According to the Consumer Price Index, food-at-home, such as grocery store or supermarket food purchases, increased 0.5% from September to October and was 12.4% higher than October of last year.
Keeping prices low
Klobuchar and Sen. Alex Padilla, a California Democrat, grilled McMullen on how he expected Kroger to keep its grocery prices low if the company took out its biggest competitor, Albertsons, arguing that Kroger would not have an incentive to keep prices low without competition.
“I just don’t see less competition going forward,” McMullen said, adding that his company would still compete with Costco, Walmart and Amazon.
Sumit Sharma, a senior researcher of technology competition at Consumer Reports, disagreed with that assessment.
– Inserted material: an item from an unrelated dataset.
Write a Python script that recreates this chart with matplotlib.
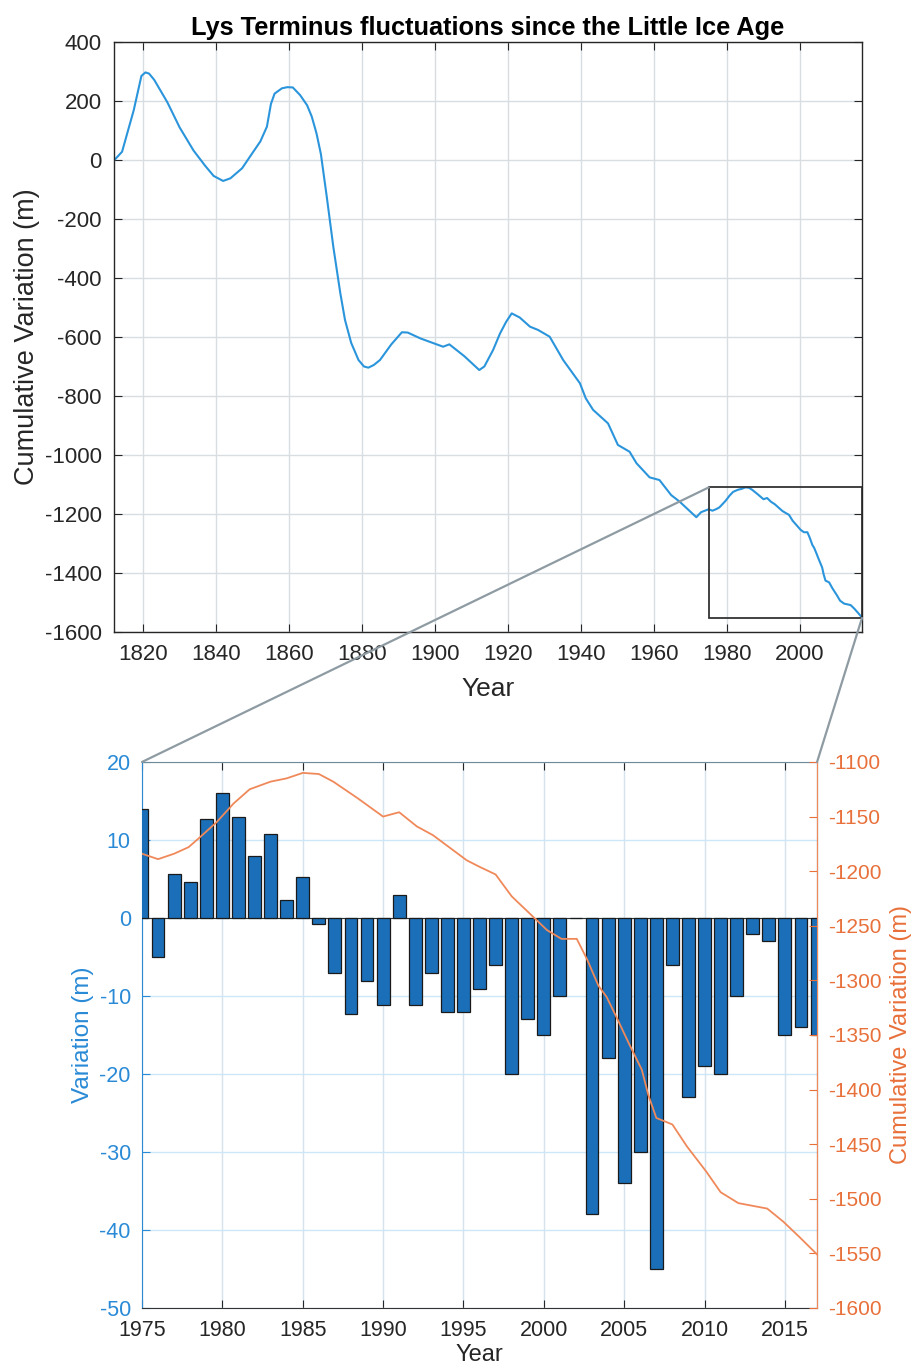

“The most likely outcome is increased prices, fewer choices for consumers, and reduced supermarket access for some consumers,” he said.
Padilla said that in California alone there are several areas where Albertsons and Kroger are the only supermarkets and if this merger goes through, his constituents will only have one option to do their food shopping.
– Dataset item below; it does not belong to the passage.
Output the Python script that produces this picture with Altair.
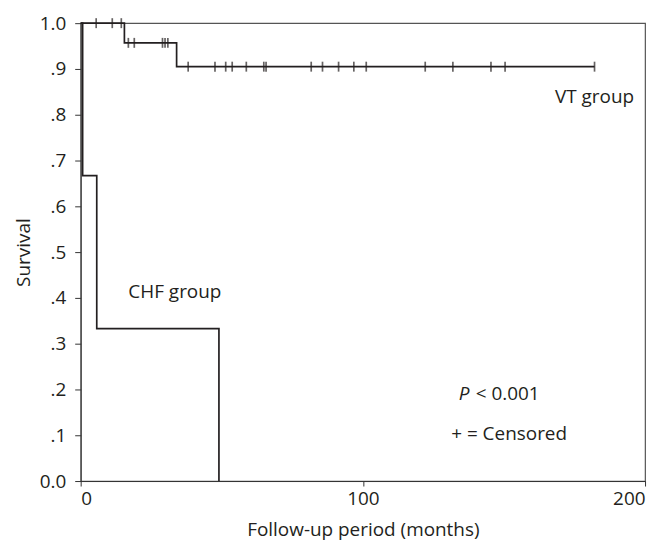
import altair as alt
import pandas as pd

# Kaplan-Meier step points (event times, survival after event)
vt_time = [0, 15.5, 34.0, 182.1]
vt_surv = [1.0, 0.957, 0.905, 0.905]
chf_time = [0, 0.7, 5.7, 49.0]
chf_surv = [1.0, 0.667, 0.333, 0.0]

# censored observations (VT group)
cens_time = [5.5, 11.2, 14.4,
             16.9, 19.0, 29.0, 29.9, 30.9,
             38.1, 47.6, 51.4, 53.7, 58.7, 64.9, 65.7, 81.7, 85.7, 91.4,
             96.8, 101.2, 122.1, 131.9, 145.4, 150.4, 182.1]
cens_surv = [1.0] * 3 + [0.957] * 5 + [0.905] * 17

y_ticks = [0.0, 0.1, 0.2, 0.3, 0.4, 0.5, 0.6, 0.7, 0.8, 0.9, 1.0]
x_ticks = [0, 100, 200]

label_text = ["VT group", "CHF group", "+ = Censored"]
label_t = [196.1, 16.9, 131.3]
label_s = [0.838, 0.413, 0.102]

p_text = ["P", "< 0.001"]
p_t = [134.0, 140.0]
p_s = [0.189, 0.189]

FONT = "Open Sans"
FS = 19
INK = "#231f20"

curves = pd.DataFrame({
    "t": vt_time + chf_time,
    "s": vt_surv + chf_surv,
    "g": ["VT"] * len(vt_time) + ["CHF"] * len(chf_time),
})
cens = pd.DataFrame({"t": cens_time, "s": cens_surv})
labels = pd.DataFrame({"t": label_t, "s": label_s, "txt": label_text})
pdf = pd.DataFrame({"t": p_t, "s": p_s, "txt": p_text})

xs = alt.Scale(domain=[0, 200], nice=False)
ys = alt.Scale(domain=[0, 1], nice=False)

x_enc = alt.X("t:Q", scale=xs, axis=alt.Axis(
    values=x_ticks, title="Follow-up period (months)", grid=False,
    labelFont=FONT, labelFontSize=FS, titleFont=FONT, titleFontSize=FS,
    titleFontWeight="normal", labelColor=INK, titleColor=INK,
    domainColor="#333", tickColor="#333", tickSize=5, labelPadding=4,
    titlePadding=12))
y_enc = alt.Y("s:Q", scale=ys, axis=alt.Axis(
    values=y_ticks, title="Survival", grid=False,
    labelExpr="datum.value == 0 ? '0.0' : (datum.value == 1 ? '1.0' : replace(format(datum.value, '.1f'), '0.', '.'))",
    labelFont=FONT, labelFontSize=FS, titleFont=FONT, titleFontSize=FS,
    titleFontWeight="normal", labelColor=INK, titleColor=INK,
    domainColor="#333", tickColor="#333", tickSize=6, labelPadding=9,
    titlePadding=6))

lines = alt.Chart(curves).mark_line(interpolate="step-after", color=INK, strokeWidth=1.7).encode(
    x=x_enc, y=y_enc, detail="g:N")

ticks = alt.Chart(cens).mark_tick(orient="vertical", color=INK, thickness=1.7, size=10).encode(
    x=alt.X("t:Q", scale=xs), y=alt.Y("s:Q", scale=ys))

vt_lbl = alt.Chart(labels.iloc[[0]]).mark_text(font=FONT, fontSize=FS, color=INK, baseline="middle", align="right").encode(
    x=alt.X("t:Q", scale=xs), y=alt.Y("s:Q", scale=ys), text="txt:N")
other_lbl = alt.Chart(labels.iloc[[1, 2]]).mark_text(font=FONT, fontSize=FS, color=INK, baseline="middle", align="left").encode(
    x=alt.X("t:Q", scale=xs), y=alt.Y("s:Q", scale=ys), text="txt:N")

p_lbl = alt.Chart(pdf.iloc[[0]]).mark_text(font=FONT, fontSize=FS, fontStyle="italic", color=INK, baseline="middle", align="left").encode(
    x=alt.X("t:Q", scale=xs), y=alt.Y("s:Q", scale=ys), text="txt:N")
p2_lbl = alt.Chart(pdf.iloc[[1]]).mark_text(font=FONT, fontSize=FS, color=INK, baseline="middle", align="left").encode(
    x=alt.X("t:Q", scale=xs), y=alt.Y("s:Q", scale=ys), text="txt:N")

chart = alt.layer(lines, ticks, vt_lbl, other_lbl, p_lbl, p2_lbl).properties(
    width=567, height=460,
    autosize=alt.AutoSizeParams(type="none"),
    padding={"left": 73, "top": 14, "right": 10, "bottom": 60},
    background="white",
).configure_view(stroke="#555", strokeWidth=1.2)

chart.save("out.html", embed_options={"renderer": "svg", "actions": False})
“That’s the concern,” he said. “With less competition, prices go up.”
Cotton questions Kroger uniforms
Sen. Tom Cotton, an Arkansas Republican, did not ask questions about the implications of the merger for food prices and instead took issue with the uniform that Kroger employees wear, which is an apron.
He cited a religious discrimination lawsuit that Kroger recently settled in late October, in which the store paid $180,000 to employees who were fired months after they were given new apron uniforms displaying a heart patch with rainbow colors.
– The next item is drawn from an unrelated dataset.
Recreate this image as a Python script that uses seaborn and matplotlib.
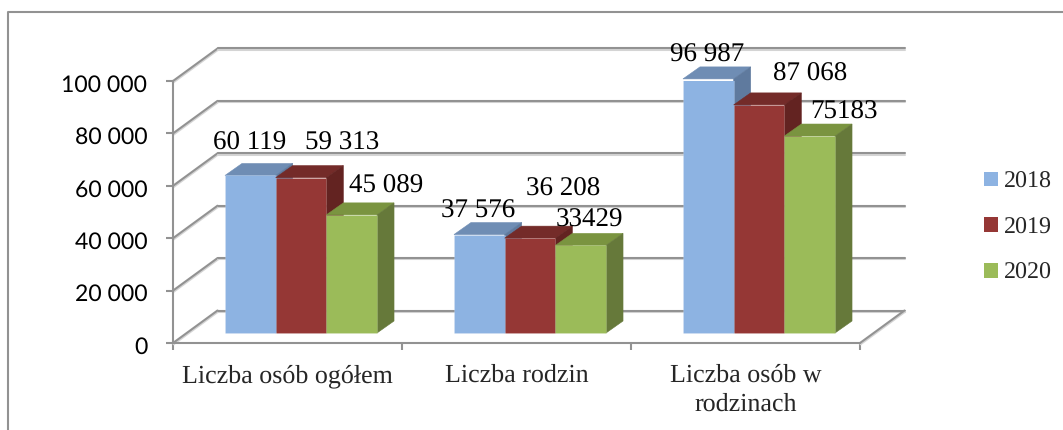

The former employees interpreted the aprons as supportive of the LGBTQ+ community, and said the aprons violated their religious beliefs.
“If this merger goes through, who’s going to be making decisions about uniforms?” Cotton asked.
McMullen said that uniforms are put together by an associate resource group that designs them.
“The heart is a symbol of our fundamental purpose … to be in community spirit,” McMullen said about the patch. “And part of being the human spirit is the heart and that heart is our fundamental strategy to support our purpose. The colors were not tied to any specific thing.”
Klobuchar and Lee said they were skeptical the merger would not increase food prices, following what happened in a 2015 merger between Albertsons and Safeway.
In 2015, as part of that merger, Albertsons had to participate in a divestiture and was required to sell 168 stores before it was allowed to merge with Safeway, per an order by the FTC.
Haggen bought most of the Albertsons stores, but in less than a year, the company filed for bankruptcy and Albertsons ended up buying back most of the stores.
“I think this weighs heavily on the minds of a lot of people who have concerns about this agreement, just looking at the immediate past and what happened,” Klobuchar said.
Blocked dividend payout
Washington state Attorney General Bob Ferguson filed a lawsuit earlier this month to block Albertsons from giving its shareholders a $4 billion dividend payout before the proposed merger with Kroger until the merger can be reviewed by state and federal antitrust officials.
Ferguson argued that the $4 billion dividend payments exceeded what Albertsons had on hand, which according to SEC filings was $2.5 billion. Albertsons was prepared to borrow the rest for the dividend payments.
By reducing Albertsons’ cash on hand, Ferguson argued, it would make it difficult for Albertsons to keep up with inventory orders, “forcing customers to go to other grocery stores when shelves are not stocked with the products they seek,” and that less “inventory to stock could also impact employee hours.”
“Paying out $4 billion before regulators can do their job and review the proposed merger will weaken Albertsons’ ability to continue business operations and compete,” Ferguson said in a statement. “Free enterprise is built on companies competing, and that competition benefits consumers. Corporations proposing a merger cannot sabotage their ability to compete while that merger is under review.”
A King County Superior Court commissioner granted Ferguson’s motion on Nov. 3.